Instruction:
Give every line again exactly as it appears, please, but not the pictures.

Given information:
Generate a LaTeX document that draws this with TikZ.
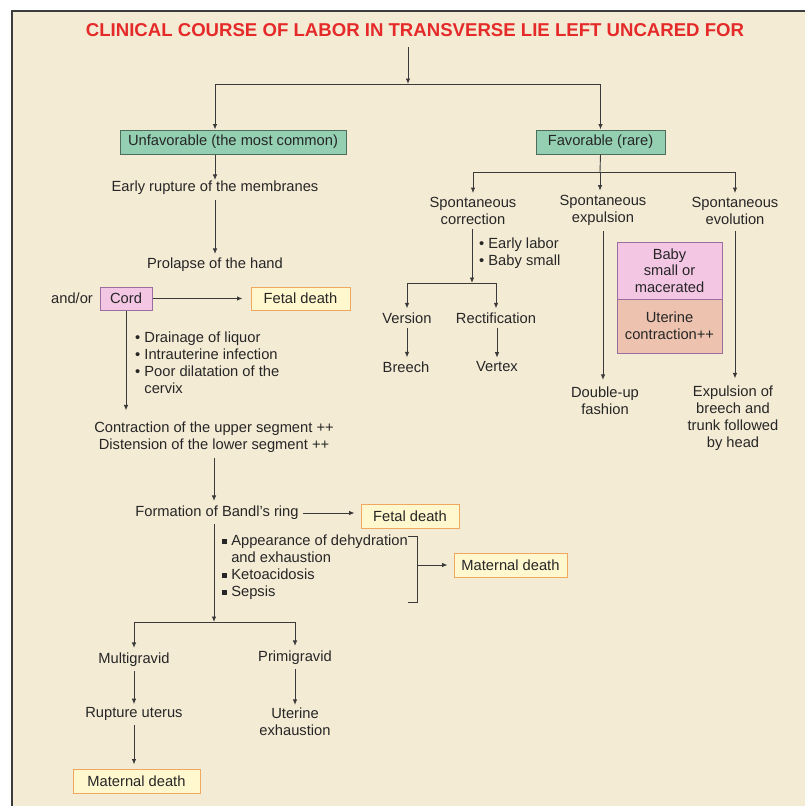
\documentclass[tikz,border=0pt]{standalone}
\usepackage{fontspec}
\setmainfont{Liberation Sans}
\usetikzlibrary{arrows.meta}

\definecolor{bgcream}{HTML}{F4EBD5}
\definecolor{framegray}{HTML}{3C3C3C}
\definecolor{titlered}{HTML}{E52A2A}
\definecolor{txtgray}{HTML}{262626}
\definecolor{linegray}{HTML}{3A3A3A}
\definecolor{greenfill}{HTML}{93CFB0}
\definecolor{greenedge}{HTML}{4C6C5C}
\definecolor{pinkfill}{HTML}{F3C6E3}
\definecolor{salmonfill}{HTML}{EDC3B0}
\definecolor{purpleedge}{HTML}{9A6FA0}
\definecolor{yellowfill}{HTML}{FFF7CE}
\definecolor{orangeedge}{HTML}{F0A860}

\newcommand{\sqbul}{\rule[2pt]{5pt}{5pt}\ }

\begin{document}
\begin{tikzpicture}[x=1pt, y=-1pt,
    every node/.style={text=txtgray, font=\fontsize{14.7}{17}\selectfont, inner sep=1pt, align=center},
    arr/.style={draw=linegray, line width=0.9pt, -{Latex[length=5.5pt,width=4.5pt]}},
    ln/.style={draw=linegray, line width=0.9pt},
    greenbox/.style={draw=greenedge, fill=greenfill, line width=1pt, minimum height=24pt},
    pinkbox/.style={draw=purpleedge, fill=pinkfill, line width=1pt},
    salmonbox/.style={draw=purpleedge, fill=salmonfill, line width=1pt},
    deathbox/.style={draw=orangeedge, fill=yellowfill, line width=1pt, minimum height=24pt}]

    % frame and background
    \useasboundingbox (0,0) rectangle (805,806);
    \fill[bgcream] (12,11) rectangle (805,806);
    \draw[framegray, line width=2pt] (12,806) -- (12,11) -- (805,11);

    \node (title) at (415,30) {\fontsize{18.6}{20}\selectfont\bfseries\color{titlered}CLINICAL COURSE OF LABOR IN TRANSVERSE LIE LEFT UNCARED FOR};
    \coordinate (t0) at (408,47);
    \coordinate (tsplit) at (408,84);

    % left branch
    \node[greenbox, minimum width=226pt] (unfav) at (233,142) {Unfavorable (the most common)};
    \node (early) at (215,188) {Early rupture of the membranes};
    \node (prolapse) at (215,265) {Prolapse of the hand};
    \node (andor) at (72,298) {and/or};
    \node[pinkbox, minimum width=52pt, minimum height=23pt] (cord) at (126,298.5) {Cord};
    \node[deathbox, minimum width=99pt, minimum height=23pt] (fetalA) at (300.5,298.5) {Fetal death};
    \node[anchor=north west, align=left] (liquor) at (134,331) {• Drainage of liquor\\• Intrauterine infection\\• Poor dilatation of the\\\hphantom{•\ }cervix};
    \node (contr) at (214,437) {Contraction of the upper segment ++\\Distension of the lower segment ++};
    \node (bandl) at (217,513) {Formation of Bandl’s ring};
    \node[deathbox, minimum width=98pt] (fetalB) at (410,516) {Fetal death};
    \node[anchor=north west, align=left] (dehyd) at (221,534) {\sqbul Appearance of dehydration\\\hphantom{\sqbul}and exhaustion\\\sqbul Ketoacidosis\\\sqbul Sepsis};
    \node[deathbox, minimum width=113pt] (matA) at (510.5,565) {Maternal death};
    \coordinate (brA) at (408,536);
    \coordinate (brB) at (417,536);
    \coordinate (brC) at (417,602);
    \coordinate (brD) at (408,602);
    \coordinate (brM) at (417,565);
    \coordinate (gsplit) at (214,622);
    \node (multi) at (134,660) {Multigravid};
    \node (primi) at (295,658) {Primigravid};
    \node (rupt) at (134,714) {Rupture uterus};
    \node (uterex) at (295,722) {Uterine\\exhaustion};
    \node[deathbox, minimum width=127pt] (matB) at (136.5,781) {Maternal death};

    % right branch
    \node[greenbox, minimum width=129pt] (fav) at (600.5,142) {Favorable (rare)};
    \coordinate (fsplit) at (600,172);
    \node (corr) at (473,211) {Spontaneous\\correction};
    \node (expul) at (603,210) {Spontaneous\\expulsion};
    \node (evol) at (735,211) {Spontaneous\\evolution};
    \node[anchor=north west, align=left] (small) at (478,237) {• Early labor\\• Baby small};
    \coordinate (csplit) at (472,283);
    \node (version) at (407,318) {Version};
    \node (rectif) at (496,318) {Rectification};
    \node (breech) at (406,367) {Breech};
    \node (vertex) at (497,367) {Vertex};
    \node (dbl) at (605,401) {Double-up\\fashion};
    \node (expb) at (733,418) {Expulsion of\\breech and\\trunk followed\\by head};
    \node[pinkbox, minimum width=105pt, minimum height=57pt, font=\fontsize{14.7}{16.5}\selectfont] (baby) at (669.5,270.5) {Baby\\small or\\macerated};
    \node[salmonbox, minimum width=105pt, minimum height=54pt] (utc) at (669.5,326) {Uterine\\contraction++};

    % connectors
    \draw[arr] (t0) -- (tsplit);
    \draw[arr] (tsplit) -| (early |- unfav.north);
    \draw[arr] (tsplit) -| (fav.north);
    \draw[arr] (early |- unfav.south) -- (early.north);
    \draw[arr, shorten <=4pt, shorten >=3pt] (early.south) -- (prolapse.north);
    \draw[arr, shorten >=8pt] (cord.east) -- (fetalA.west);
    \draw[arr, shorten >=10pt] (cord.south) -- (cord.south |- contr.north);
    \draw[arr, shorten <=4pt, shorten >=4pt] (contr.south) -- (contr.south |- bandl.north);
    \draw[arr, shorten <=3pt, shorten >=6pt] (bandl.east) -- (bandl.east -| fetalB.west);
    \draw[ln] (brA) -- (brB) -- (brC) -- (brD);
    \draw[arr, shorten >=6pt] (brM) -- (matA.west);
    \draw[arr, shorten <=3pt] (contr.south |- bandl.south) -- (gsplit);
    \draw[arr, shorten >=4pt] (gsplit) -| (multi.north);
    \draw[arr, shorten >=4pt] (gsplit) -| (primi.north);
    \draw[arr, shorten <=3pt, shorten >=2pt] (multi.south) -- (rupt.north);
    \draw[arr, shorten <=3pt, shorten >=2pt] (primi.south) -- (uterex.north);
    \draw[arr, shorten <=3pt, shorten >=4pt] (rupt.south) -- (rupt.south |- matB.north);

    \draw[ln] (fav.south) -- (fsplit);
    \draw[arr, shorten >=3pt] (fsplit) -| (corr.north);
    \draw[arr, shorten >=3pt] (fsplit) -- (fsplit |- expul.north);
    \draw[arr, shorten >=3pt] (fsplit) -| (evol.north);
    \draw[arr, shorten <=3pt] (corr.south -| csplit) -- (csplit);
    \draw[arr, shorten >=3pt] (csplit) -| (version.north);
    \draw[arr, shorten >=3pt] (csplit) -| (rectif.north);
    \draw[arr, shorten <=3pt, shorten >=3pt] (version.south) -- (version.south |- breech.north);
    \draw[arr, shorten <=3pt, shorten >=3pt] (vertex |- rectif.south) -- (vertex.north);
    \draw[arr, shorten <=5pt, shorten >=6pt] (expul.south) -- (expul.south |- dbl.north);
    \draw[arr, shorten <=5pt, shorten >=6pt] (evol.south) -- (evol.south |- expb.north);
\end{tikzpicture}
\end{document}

Finished answer:
Generate a LaTeX document that draws this with TikZ.
\documentclass[tikz,border=0pt]{standalone}
\usepackage{fontspec}
\setmainfont{Liberation Sans}
\usetikzlibrary{arrows.meta}

\definecolor{bgcream}{HTML}{F4EBD5}
\definecolor{framegray}{HTML}{3C3C3C}
\definecolor{titlered}{HTML}{E52A2A}
\definecolor{txtgray}{HTML}{262626}
\definecolor{linegray}{HTML}{3A3A3A}
\definecolor{greenfill}{HTML}{93CFB0}
\definecolor{greenedge}{HTML}{4C6C5C}
\definecolor{pinkfill}{HTML}{F3C6E3}
\definecolor{salmonfill}{HTML}{EDC3B0}
\definecolor{purpleedge}{HTML}{9A6FA0}
\definecolor{yellowfill}{HTML}{FFF7CE}
\definecolor{orangeedge}{HTML}{F0A860}

\newcommand{\sqbul}{\rule[2pt]{5pt}{5pt}\ }

\begin{document}
\begin{tikzpicture}[x=1pt, y=-1pt,
    every node/.style={text=txtgray, font=\fontsize{14.7}{17}\selectfont, inner sep=1pt, align=center},
    arr/.style={draw=linegray, line width=0.9pt, -{Latex[length=5.5pt,width=4.5pt]}},
    ln/.style={draw=linegray, line width=0.9pt},
    greenbox/.style={draw=greenedge, fill=greenfill, line width=1pt, minimum height=24pt},
    pinkbox/.style={draw=purpleedge, fill=pinkfill, line width=1pt},
    salmonbox/.style={draw=purpleedge, fill=salmonfill, line width=1pt},
    deathbox/.style={draw=orangeedge, fill=yellowfill, line width=1pt, minimum height=24pt}]

    % frame and background
    \useasboundingbox (0,0) rectangle (805,806);
    \fill[bgcream] (12,11) rectangle (805,806);
    \draw[framegray, line width=2pt] (12,806) -- (12,11) -- (805,11);

    \node (title) at (415,30) {\fontsize{18.6}{20}\selectfont\bfseries\color{titlered}CLINICAL COURSE OF LABOR IN TRANSVERSE LIE LEFT UNCARED FOR};
    \coordinate (t0) at (408,47);
    \coordinate (tsplit) at (408,84);

    % left branch
    \node[greenbox, minimum width=226pt] (unfav) at (233,142) {Unfavorable (the most common)};
    \node (early) at (215,188) {Early rupture of the membranes};
    \node (prolapse) at (215,265) {Prolapse of the hand};
    \node (andor) at (72,298) {and/or};
    \node[pinkbox, minimum width=52pt, minimum height=23pt] (cord) at (126,298.5) {Cord};
    \node[deathbox, minimum width=99pt, minimum height=23pt] (fetalA) at (300.5,298.5) {Fetal death};
    \node[anchor=north west, align=left] (liquor) at (134,331) {• Drainage of liquor\\• Intrauterine infection\\• Poor dilatation of the\\\hphantom{•\ }cervix};
    \node (contr) at (214,437) {Contraction of the upper segment ++\\Distension of the lower segment ++};
    \node (bandl) at (217,513) {Formation of Bandl’s ring};
    \node[deathbox, minimum width=98pt] (fetalB) at (410,516) {Fetal death};
    \node[anchor=north west, align=left] (dehyd) at (221,534) {\sqbul Appearance of dehydration\\\hphantom{\sqbul}and exhaustion\\\sqbul Ketoacidosis\\\sqbul Sepsis};
    \node[deathbox, minimum width=113pt] (matA) at (510.5,565) {Maternal death};
    \coordinate (brA) at (408,536);
    \coordinate (brB) at (417,536);
    \coordinate (brC) at (417,602);
    \coordinate (brD) at (408,602);
    \coordinate (brM) at (417,565);
    \coordinate (gsplit) at (214,622);
    \node (multi) at (134,660) {Multigravid};
    \node (primi) at (295,658) {Primigravid};
    \node (rupt) at (134,714) {Rupture uterus};
    \node (uterex) at (295,722) {Uterine\\exhaustion};
    \node[deathbox, minimum width=127pt] (matB) at (136.5,781) {Maternal death};

    % right branch
    \node[greenbox, minimum width=129pt] (fav) at (600.5,142) {Favorable (rare)};
    \coordinate (fsplit) at (600,172);
    \node (corr) at (473,211) {Spontaneous\\correction};
    \node (expul) at (603,210) {Spontaneous\\expulsion};
    \node (evol) at (735,211) {Spontaneous\\evolution};
    \node[anchor=north west, align=left] (small) at (478,237) {• Early labor\\• Baby small};
    \coordinate (csplit) at (472,283);
    \node (version) at (407,318) {Version};
    \node (rectif) at (496,318) {Rectification};
    \node (breech) at (406,367) {Breech};
    \node (vertex) at (497,367) {Vertex};
    \node (dbl) at (605,401) {Double-up\\fashion};
    \node (expb) at (733,418) {Expulsion of\\breech and\\trunk followed\\by head};
    \node[pinkbox, minimum width=105pt, minimum height=57pt, font=\fontsize{14.7}{16.5}\selectfont] (baby) at (669.5,270.5) {Baby\\small or\\macerated};
    \node[salmonbox, minimum width=105pt, minimum height=54pt] (utc) at (669.5,326) {Uterine\\contraction++};

    % connectors
    \draw[arr] (t0) -- (tsplit);
    \draw[arr] (tsplit) -| (early |- unfav.north);
    \draw[arr] (tsplit) -| (fav.north);
    \draw[arr] (early |- unfav.south) -- (early.north);
    \draw[arr, shorten <=4pt, shorten >=3pt] (early.south) -- (prolapse.north);
    \draw[arr, shorten >=8pt] (cord.east) -- (fetalA.west);
    \draw[arr, shorten >=10pt] (cord.south) -- (cord.south |- contr.north);
    \draw[arr, shorten <=4pt, shorten >=4pt] (contr.south) -- (contr.south |- bandl.north);
    \draw[arr, shorten <=3pt, shorten >=6pt] (bandl.east) -- (bandl.east -| fetalB.west);
    \draw[ln] (brA) -- (brB) -- (brC) -- (brD);
    \draw[arr, shorten >=6pt] (brM) -- (matA.west);
    \draw[arr, shorten <=3pt] (contr.south |- bandl.south) -- (gsplit);
    \draw[arr, shorten >=4pt] (gsplit) -| (multi.north);
    \draw[arr, shorten >=4pt] (gsplit) -| (primi.north);
    \draw[arr, shorten <=3pt, shorten >=2pt] (multi.south) -- (rupt.north);
    \draw[arr, shorten <=3pt, shorten >=2pt] (primi.south) -- (uterex.north);
    \draw[arr, shorten <=3pt, shorten >=4pt] (rupt.south) -- (rupt.south |- matB.north);

    \draw[ln] (fav.south) -- (fsplit);
    \draw[arr, shorten >=3pt] (fsplit) -| (corr.north);
    \draw[arr, shorten >=3pt] (fsplit) -- (fsplit |- expul.north);
    \draw[arr, shorten >=3pt] (fsplit) -| (evol.north);
    \draw[arr, shorten <=3pt] (corr.south -| csplit) -- (csplit);
    \draw[arr, shorten >=3pt] (csplit) -| (version.north);
    \draw[arr, shorten >=3pt] (csplit) -| (rectif.north);
    \draw[arr, shorten <=3pt, shorten >=3pt] (version.south) -- (version.south |- breech.north);
    \draw[arr, shorten <=3pt, shorten >=3pt] (vertex |- rectif.south) -- (vertex.north);
    \draw[arr, shorten <=5pt, shorten >=6pt] (expul.south) -- (expul.south |- dbl.north);
    \draw[arr, shorten <=5pt, shorten >=6pt] (evol.south) -- (evol.south |- expb.north);
\end{tikzpicture}
\end{document}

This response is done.